— Dataset rows —
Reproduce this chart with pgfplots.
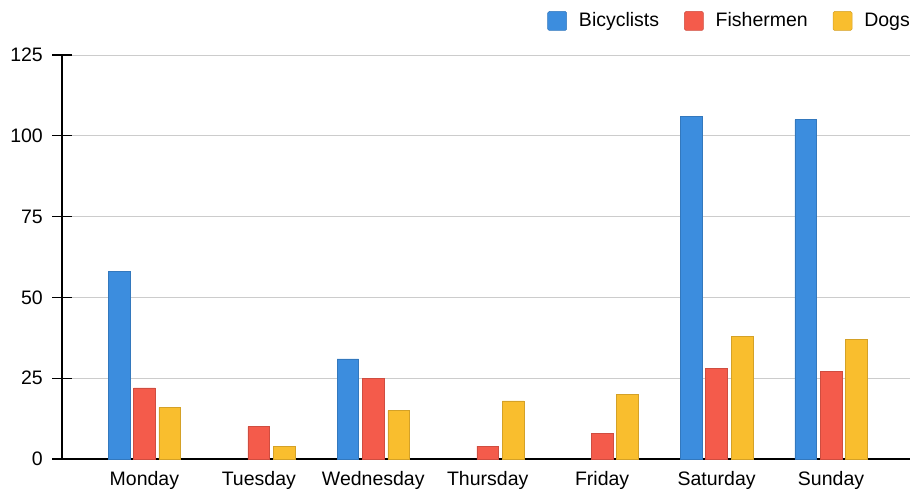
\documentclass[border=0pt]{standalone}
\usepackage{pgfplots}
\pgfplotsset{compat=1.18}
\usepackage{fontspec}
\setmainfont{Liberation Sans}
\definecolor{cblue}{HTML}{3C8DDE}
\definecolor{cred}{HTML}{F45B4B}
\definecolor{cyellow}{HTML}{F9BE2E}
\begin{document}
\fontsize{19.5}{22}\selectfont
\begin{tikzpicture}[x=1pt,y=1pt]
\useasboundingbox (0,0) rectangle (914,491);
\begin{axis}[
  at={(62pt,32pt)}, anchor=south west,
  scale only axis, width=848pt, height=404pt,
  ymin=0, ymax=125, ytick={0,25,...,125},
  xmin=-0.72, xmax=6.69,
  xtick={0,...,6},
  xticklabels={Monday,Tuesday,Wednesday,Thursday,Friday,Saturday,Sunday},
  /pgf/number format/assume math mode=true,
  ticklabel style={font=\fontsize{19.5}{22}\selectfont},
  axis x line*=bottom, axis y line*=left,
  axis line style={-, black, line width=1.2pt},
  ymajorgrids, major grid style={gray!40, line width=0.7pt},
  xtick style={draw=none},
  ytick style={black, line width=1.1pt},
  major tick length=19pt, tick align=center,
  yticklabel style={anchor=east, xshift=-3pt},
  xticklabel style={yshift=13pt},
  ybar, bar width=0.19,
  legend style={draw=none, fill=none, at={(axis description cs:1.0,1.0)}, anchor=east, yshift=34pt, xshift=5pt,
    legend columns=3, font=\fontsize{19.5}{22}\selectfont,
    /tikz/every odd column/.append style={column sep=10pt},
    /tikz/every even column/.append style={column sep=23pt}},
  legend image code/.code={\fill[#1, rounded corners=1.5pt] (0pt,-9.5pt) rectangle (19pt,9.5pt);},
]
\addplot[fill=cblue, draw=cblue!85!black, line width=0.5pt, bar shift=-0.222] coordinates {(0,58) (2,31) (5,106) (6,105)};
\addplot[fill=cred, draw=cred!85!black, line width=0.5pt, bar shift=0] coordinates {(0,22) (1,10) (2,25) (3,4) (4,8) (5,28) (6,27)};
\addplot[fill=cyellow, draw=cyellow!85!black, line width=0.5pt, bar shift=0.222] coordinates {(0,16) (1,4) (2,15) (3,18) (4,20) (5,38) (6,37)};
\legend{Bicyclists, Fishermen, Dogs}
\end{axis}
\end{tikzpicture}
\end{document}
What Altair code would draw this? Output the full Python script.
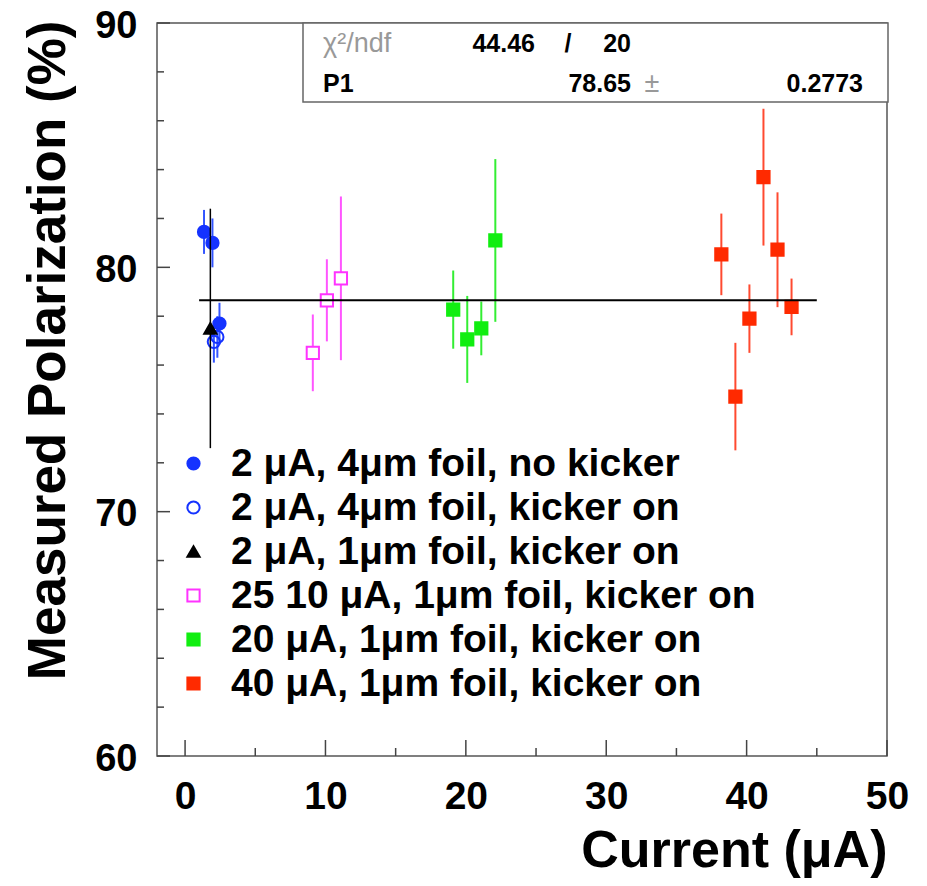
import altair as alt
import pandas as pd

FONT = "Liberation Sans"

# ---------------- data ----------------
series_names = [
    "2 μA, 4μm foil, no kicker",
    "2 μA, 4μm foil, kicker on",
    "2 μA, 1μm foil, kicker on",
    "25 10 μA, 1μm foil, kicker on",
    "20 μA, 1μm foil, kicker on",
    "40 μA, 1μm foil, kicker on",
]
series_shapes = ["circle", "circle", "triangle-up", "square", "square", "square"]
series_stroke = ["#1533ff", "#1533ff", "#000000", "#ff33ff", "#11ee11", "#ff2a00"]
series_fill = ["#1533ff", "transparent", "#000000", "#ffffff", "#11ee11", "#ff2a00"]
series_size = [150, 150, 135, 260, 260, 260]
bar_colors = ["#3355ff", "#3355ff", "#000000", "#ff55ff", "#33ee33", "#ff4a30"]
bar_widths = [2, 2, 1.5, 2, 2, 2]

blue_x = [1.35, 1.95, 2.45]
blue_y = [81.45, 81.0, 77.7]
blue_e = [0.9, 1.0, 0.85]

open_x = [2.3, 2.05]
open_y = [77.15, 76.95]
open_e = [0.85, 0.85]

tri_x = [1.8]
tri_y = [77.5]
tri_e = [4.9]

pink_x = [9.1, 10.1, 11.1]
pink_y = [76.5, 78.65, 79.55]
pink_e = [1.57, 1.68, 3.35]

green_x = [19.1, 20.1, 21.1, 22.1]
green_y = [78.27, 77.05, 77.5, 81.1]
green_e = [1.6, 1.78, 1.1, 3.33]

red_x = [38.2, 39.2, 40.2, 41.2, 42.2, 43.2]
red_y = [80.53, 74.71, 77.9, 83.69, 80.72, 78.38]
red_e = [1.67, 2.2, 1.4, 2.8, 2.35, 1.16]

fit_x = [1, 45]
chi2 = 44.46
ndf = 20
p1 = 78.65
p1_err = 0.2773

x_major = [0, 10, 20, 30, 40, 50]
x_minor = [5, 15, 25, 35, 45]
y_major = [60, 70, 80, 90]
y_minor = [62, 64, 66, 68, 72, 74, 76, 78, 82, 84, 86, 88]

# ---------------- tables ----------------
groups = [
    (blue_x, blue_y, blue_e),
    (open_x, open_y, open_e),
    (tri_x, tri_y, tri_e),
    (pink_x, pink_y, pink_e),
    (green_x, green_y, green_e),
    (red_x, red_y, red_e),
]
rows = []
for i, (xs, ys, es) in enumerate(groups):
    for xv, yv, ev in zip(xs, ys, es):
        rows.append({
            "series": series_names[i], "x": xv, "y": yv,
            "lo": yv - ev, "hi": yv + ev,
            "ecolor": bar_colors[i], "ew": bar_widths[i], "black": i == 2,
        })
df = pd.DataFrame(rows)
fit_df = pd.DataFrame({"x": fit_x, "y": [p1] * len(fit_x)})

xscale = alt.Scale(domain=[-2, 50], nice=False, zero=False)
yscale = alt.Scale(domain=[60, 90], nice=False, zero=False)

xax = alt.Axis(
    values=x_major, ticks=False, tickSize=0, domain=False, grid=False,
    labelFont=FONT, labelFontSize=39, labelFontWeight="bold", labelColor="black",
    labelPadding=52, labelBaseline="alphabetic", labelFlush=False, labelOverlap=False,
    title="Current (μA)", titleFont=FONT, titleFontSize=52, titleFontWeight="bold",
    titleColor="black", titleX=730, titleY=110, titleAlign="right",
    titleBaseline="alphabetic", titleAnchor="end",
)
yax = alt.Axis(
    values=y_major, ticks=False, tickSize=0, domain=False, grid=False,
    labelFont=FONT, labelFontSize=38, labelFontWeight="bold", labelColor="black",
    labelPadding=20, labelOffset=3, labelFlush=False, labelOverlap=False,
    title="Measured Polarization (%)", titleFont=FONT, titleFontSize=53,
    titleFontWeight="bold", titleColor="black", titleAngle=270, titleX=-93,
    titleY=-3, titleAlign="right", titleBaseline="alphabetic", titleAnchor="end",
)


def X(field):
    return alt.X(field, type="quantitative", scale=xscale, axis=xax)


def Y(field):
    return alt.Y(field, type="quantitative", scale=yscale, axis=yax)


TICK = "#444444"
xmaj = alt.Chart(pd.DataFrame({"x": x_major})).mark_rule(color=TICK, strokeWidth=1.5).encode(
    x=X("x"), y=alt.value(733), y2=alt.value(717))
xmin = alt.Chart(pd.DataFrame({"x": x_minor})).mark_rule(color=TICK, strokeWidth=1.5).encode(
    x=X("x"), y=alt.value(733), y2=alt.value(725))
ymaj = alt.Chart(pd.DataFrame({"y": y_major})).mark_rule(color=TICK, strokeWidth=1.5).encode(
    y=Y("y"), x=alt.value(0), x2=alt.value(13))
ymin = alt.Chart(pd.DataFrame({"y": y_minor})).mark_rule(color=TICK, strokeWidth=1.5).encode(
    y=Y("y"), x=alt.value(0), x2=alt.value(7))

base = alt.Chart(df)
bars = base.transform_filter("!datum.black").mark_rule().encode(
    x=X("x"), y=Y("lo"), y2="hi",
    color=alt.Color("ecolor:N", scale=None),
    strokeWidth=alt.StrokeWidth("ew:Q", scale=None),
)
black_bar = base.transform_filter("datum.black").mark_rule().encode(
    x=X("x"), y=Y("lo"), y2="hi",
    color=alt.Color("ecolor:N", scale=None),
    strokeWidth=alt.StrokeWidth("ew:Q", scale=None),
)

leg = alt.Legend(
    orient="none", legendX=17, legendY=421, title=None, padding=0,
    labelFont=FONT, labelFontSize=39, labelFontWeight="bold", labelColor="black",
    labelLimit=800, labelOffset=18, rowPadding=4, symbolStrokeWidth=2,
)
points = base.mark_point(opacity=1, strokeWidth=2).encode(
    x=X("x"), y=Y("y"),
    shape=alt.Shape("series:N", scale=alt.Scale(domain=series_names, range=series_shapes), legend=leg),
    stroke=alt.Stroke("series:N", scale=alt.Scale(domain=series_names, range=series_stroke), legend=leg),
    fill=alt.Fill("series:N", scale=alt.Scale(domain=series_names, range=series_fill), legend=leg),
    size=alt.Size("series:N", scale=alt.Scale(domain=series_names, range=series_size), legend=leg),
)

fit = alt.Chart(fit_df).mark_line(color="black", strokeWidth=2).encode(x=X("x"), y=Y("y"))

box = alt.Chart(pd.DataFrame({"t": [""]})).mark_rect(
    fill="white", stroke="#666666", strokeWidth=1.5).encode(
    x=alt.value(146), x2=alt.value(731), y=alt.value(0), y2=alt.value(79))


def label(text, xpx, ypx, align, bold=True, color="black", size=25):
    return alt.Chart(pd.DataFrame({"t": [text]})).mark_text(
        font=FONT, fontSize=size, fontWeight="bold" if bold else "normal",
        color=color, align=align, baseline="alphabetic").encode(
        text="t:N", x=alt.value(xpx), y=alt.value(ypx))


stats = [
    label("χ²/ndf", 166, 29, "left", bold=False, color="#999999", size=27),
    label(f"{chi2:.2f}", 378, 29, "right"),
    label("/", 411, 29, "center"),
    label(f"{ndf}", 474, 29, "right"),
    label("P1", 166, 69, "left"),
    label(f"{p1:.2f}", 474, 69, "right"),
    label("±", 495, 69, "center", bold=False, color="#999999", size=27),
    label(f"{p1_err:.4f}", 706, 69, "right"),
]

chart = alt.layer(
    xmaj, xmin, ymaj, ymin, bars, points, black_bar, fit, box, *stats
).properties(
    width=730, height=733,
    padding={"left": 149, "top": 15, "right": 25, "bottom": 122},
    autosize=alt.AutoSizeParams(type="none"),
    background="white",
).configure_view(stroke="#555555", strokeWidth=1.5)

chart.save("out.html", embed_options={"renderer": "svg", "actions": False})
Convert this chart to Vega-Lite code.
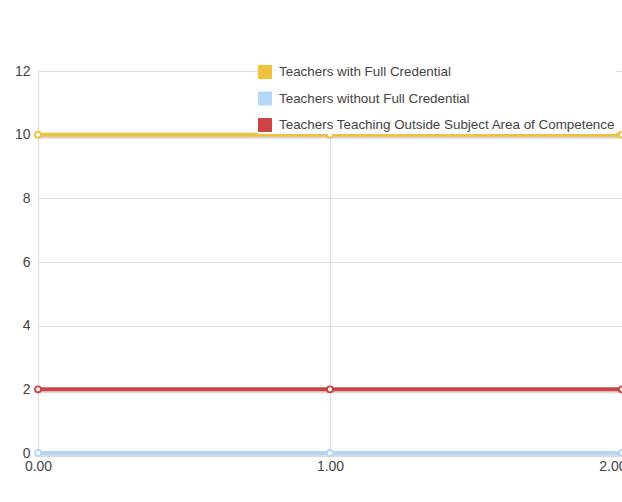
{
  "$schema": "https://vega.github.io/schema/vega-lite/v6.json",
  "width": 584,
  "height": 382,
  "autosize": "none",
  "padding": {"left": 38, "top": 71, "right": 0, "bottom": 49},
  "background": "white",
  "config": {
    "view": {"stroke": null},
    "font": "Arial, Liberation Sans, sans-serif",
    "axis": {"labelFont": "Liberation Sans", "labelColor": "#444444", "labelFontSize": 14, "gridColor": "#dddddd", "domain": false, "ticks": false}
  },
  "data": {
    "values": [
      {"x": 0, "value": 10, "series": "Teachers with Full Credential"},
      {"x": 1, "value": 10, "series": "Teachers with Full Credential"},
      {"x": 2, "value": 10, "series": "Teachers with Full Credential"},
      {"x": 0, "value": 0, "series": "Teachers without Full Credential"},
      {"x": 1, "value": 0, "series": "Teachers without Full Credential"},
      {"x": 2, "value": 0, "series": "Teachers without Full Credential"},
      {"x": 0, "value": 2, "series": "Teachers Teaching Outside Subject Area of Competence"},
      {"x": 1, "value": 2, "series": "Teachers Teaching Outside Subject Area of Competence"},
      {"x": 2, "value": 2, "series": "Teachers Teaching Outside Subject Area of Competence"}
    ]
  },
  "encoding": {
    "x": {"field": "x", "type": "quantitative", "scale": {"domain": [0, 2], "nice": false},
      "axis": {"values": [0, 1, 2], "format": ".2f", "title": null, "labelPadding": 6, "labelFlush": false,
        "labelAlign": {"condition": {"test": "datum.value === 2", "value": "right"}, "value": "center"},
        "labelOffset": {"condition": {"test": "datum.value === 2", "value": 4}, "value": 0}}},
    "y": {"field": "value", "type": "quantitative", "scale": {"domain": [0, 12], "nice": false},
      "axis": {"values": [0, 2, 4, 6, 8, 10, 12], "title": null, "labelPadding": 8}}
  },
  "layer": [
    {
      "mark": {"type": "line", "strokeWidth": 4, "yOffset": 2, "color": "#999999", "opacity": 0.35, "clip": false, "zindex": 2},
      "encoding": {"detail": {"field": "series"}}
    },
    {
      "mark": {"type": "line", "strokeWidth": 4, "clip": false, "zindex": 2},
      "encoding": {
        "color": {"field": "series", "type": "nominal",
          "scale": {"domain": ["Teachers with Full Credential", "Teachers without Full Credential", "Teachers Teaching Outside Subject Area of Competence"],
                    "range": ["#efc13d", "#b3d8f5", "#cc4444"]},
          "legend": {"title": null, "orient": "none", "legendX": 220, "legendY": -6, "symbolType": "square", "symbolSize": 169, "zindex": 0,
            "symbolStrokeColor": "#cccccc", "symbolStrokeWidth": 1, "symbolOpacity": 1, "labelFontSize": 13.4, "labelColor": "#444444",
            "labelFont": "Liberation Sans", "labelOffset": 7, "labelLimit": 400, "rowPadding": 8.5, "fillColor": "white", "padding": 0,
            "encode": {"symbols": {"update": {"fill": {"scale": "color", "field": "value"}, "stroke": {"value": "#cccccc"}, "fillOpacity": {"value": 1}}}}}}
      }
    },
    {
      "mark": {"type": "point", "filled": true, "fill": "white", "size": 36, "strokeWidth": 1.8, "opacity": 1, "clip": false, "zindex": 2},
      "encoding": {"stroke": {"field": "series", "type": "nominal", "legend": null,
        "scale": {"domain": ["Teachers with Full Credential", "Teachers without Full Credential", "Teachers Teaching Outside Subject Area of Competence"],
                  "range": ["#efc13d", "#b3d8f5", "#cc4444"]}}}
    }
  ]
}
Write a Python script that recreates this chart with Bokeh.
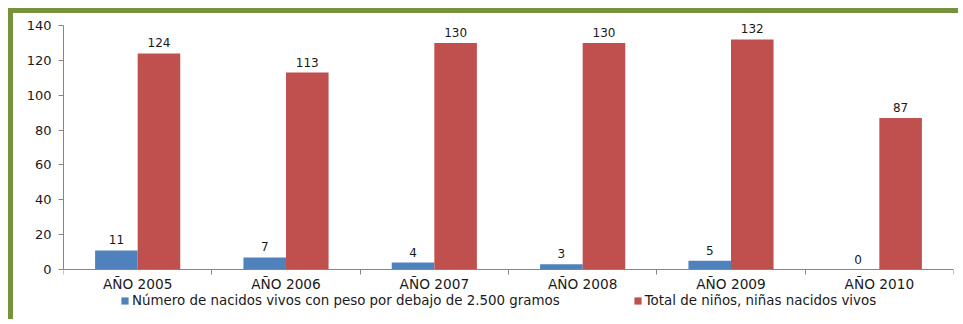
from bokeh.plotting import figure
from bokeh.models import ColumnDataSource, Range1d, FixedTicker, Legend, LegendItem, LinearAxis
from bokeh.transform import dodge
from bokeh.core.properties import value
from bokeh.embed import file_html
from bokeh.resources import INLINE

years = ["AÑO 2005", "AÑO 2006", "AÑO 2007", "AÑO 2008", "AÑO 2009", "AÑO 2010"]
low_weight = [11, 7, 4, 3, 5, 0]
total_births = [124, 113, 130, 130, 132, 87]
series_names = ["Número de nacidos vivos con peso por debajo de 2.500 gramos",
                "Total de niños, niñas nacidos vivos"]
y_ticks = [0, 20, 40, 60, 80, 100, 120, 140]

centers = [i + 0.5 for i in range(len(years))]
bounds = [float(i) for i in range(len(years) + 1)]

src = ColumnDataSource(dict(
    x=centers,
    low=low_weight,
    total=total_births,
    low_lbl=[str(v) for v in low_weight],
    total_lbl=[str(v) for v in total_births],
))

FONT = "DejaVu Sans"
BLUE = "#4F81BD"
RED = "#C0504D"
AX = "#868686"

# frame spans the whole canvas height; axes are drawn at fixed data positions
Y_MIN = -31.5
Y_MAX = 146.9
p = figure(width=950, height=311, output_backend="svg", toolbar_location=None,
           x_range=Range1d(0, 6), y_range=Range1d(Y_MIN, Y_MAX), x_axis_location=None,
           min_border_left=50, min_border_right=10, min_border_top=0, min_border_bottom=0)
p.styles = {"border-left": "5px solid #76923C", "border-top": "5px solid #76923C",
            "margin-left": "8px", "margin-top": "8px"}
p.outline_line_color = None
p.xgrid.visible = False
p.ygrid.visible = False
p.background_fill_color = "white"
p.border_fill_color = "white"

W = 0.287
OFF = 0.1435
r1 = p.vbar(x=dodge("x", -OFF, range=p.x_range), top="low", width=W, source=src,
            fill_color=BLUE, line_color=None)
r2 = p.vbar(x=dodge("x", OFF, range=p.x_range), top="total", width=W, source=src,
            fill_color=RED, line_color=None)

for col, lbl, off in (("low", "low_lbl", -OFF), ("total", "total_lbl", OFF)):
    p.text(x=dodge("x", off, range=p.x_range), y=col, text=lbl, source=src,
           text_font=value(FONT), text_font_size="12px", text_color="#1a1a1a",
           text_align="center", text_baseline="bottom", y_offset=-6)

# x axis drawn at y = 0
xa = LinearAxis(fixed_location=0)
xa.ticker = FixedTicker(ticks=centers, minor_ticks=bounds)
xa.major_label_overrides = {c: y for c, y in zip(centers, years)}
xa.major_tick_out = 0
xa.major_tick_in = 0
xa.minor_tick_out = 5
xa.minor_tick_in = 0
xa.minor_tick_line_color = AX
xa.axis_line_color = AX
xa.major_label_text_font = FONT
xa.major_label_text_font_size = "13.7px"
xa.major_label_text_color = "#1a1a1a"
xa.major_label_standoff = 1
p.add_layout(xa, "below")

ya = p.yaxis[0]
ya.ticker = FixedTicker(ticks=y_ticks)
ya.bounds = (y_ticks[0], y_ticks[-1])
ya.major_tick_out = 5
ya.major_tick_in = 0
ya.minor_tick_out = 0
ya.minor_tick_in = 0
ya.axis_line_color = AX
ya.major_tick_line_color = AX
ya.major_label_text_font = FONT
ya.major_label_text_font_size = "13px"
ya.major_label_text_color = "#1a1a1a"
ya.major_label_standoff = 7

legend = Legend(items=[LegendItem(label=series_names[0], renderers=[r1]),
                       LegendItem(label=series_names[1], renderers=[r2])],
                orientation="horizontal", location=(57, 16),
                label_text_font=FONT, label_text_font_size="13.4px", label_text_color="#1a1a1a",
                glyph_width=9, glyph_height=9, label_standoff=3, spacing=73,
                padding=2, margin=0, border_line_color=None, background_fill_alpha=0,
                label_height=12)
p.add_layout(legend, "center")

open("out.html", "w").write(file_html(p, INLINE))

— Task directions —
Using the data above, print only the lines starting at the one with "Write a Python" and ending at the one with "from bokeh.resources import INLINE", exactly as they stand, minus the pictures.

— Correct answer —
Write a Python script that recreates this chart with Bokeh.
from bokeh.plotting import figure
from bokeh.models import ColumnDataSource, Range1d, FixedTicker, Legend, LegendItem, LinearAxis
from bokeh.transform import dodge
from bokeh.core.properties import value
from bokeh.embed import file_html
from bokeh.resources import INLINE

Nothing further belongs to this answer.